Coupled influence of strain rate and heterogeneous fibre orientation on the mechanical behaviour of short-glass-fibre reinforced polypropylene

• QS and dynamic tensile tests are performed on a short-glass-fibre reinforced PP.
• Different angles of loading with respect to injection flow direction are considered.
• Local distributions of fibre orientation are investigated by µ-CT.
• Joint influence of strain rate and local fibre orientation on behaviour is analysed.
• Load transmission at fibre/matrix interface appears insensitive to strain rate.

Short-fibre-reinforced thermoplastic polymers (SFRT) are appealing materials for use in technical applications, due to high rigidity/density ratio, in particular. However, SFRT have complex anisotropic mechanical behaviour, because of specificities of thermoplastic matrix behaviour and heterogeneous reinforcement characteristics, in particular in terms of fibre orientation. For instance, matrix behaviour can be viscoelastic and/or viscoplastic (i.e. sensitive to strain rate) pressure sensitive, damageable, etc.
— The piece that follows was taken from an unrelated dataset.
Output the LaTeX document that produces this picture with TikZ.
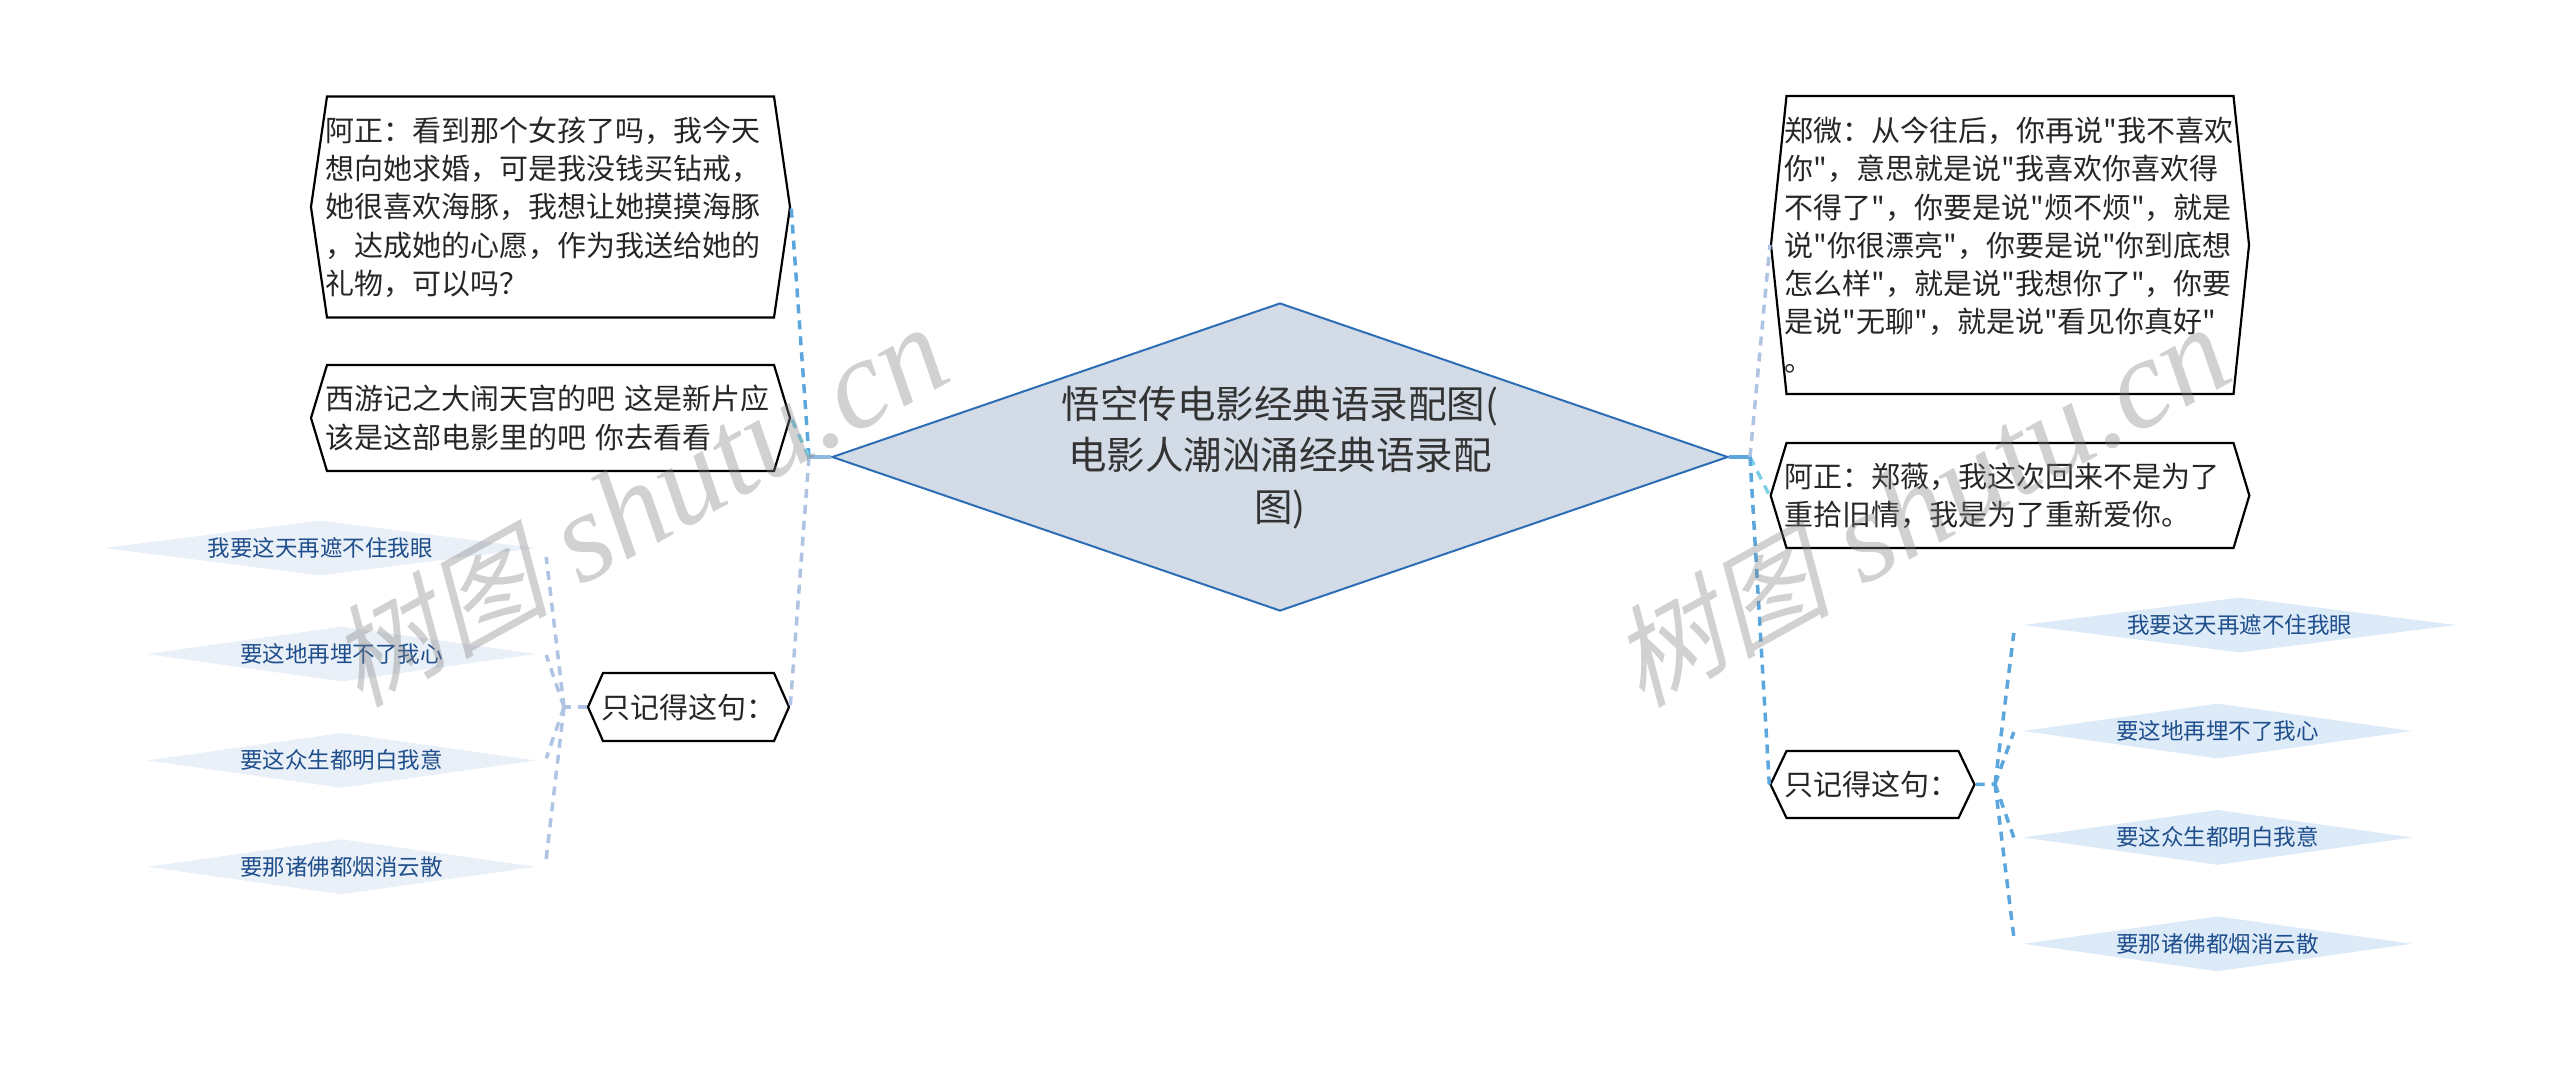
\documentclass[tikz,border=0pt]{standalone}
\usepackage{fontspec}
\usepackage{tikz}
\usetikzlibrary{positioning,shapes.geometric,shapes.symbols}
\newfontfamily\cjk{Noto Sans CJK SC}
\newfontfamily\cjkslant[FakeSlant=.25]{Noto Sans CJK SC}
\newfontfamily\wmlatin{Liberation Serif}
\definecolor{rootfill}{HTML}{D3DBE6}
\definecolor{rootline}{HTML}{2D6DB5}
\definecolor{linkA}{HTML}{5BA6DC}
\definecolor{linkB}{HTML}{7CCFE6}
\definecolor{linkC}{HTML}{AFC4E2}
\definecolor{leafL}{HTML}{EAF0F8}
\definecolor{leafR}{HTML}{DDEBF8}
\definecolor{leaftext}{HTML}{1F4E8C}
\newcommand{\markline}{{\fontsize{110}{120}\selectfont\cjkslant 树图}\hspace{32pt}{\wmlatin\itshape\fontsize{128}{120}\selectfont shutu.cn}}
\tikzset{
  root node/.style={diamond,aspect=2.9,fill=rootfill,draw=rootline,line width=2pt,inner sep=0pt,
    minimum width=896pt,minimum height=308pt,align=center,text=black!80,
    font=\cjk\fontsize{38.5}{51.5}\selectfont},
  hex node/.style={signal,signal to=east and west,draw=black,line width=2.2pt,inner ysep=0pt,inner xsep=-2pt,
    align=left,text=black!85,font=\cjk\fontsize{29}{38.3}\selectfont},
  leaf node/.style={diamond,aspect=7,inner sep=-20pt,minimum height=55pt,text=leaftext,
    font=\cjk\fontsize{22.5}{28}\selectfont},
  stem/.style={line width=4pt,#1},
  link/.style={dashed,dash pattern=on 9pt off 7pt,line width=3.5pt,#1},
  mark text/.style={rotate=29,text=gray,text opacity=.36}
}
\begin{document}
\begin{tikzpicture}[x=1pt,y=-1pt]
\useasboundingbox (0,0) rectangle (2560,1068);
\node[root node] (root) at (1280,457) {悟空传电影经典语录配图(\\电影人潮汹涌经典语录配\\图)};
% left side
\node[hex node,text width=451pt,minimum width=479pt,minimum height=221pt,signal pointer angle=163.5] (la) at (550.5,207)
  {阿正：看到那个女孩了吗，我今天\\想向她求婚，可是我没钱买钻戒，\\她很喜欢海豚，我想让她摸摸海豚\\，达成她的心愿，作为我送给她的\\礼物，可以吗？};
\node[hex node,text width=451pt,minimum width=479pt,minimum height=106pt,signal pointer angle=146.4] (lb) at (550.5,418)
  {西游记之大闹天宫的吧 这是新片应\\该是这部电影里的吧 你去看看};
\node[hex node,text width=174pt,minimum width=201pt,minimum height=68pt,signal pointer angle=132.4] (lc) at (688.5,707) {只记得这句：};
\node[leaf node,fill=leafL,minimum width=432pt] (la1) at (320,548) {我要这天再遮不住我眼};
\node[leaf node,fill=leafL,minimum width=389pt] (la2) at (341.5,654) {要这地再埋不了我心};
\node[leaf node,fill=leafL,minimum width=389pt] (la3) [below = 51pt of la2] {要这众生都明白我意};
\node[leaf node,fill=leafL,minimum width=389pt] (la4) [below = 51pt of la3] {要那诸佛都烟消云散};
% right side
\node[hex node,text width=451pt,minimum width=478pt,minimum height=298pt,signal pointer angle=168.1] (ra) at (2010,245)
  {郑微：从今往后，你再说"我不喜欢\\你"，意思就是说"我喜欢你喜欢得\\不得了"，你要是说"烦不烦"，就是\\说"你很漂亮"，你要是说"你到底想\\怎么样"，就是说"我想你了"，你要\\是说"无聊"，就是说"看见你真好"\\。};
\node[hex node,text width=451pt,minimum width=478pt,minimum height=105pt,signal pointer angle=146.4] (rb) at (2010,495.5)
  {阿正：郑薇，我这次回来不是为了\\重拾旧情，我是为了重新爱你。};
\node[hex node,text width=176pt,minimum width=203pt,minimum height=67pt,signal pointer angle=129] (rc) at (1872.5,784.5) {只记得这句：};
\node[leaf node,fill=leafR,minimum width=433pt] (ra1) at (2239.5,625) {我要这天再遮不住我眼};
\node[leaf node,fill=leafR,minimum width=389pt] (ra2) at (2217.5,731) {要这地再埋不了我心};
\node[leaf node,fill=leafR,minimum width=389pt] (ra3) [below = 51pt of ra2] {要这众生都明白我意};
\node[leaf node,fill=leafR,minimum width=389pt] (ra4) [below = 51pt of ra3] {要那诸佛都烟消云散};
\coordinate (lj) at (809,457);
\coordinate (rj) at (1750,457);
\coordinate (lk) at (564,707);
\coordinate (rk) at (1995,784);

\path[draw,stem=linkC!60!linkA] (root.west) -- (lj);
\path[draw,stem=linkA] (root.east) -- (rj);
\path[draw,link=linkA] (lj) edge (la.east);
\path[draw,link=linkB] (lj) edge (lb.east);
\path[draw,link=linkC] (lj) edge (lc.east);
\path[draw,link=linkC]
(lc.west) edge (lk)
(lk) edge ([shift={(10,9)}]la1.east)
(lk) edge ([shift={(10,1)}]la2.east)
(lk) edge ([shift={(10,-2)}]la3.east)
(lk) edge ([shift={(10,-8)}]la4.east);
\path[draw,link=linkC] (rj) edge (ra.west);
\path[draw,link=linkB] (rj) edge (rb.west);
\path[draw,link=linkA] (rj) edge (rc.west);
\path[draw,link=linkA]
(rc.east) edge (rk)
(rk) edge ([shift={(-9,8)}]ra1.west)
(rk) edge ([shift={(-9,1)}]ra2.west)
(rk) edge ([shift={(-9,0)}]ra3.west)
(rk) edge ([shift={(-9,-7)}]ra4.west);
% watermarks
\node[mark text] (ml) at (638,507) {\markline};
\node[mark text] (mr) at (1920,507) {\markline};
\end{tikzpicture}
\end{document}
Moreover, mechanisms of load transmission from matrix to fibres, at fibre/matrix interface, are still not very well known, although they play a crucial role in SFRT mechanical behaviour. For instance, there is no information about their eventual strain-rate sensitivity. In this study, the 3D microstructure of an injection-moulded short-fibre-reinforced polypropylene is reconstructed using micro-computed tomography. The tensile macroscopic behaviour of the composite is then studied under different angles of loading with respect to injection flow direction and different displacement rates, in quasi-static and dynamic range (from 1 mm/min to 1 m/s). The anisotropy of the composite behaviour can therefore be analysed not only in terms of dependence on macroscopic loading direction, but also on actual fibre distribution of orientation relatively to tensile direction, at the microscopic scale. In an original way, coupled influence of fibre orientation and strain rate is then studied. One of the most significant results is that fibre/matrix interfacial behaviour, which governs load transmission from matrix to fibres, does not show strain rate sensitivity for the considered composite and strain-rate range (5.10−4 to 50 s−1).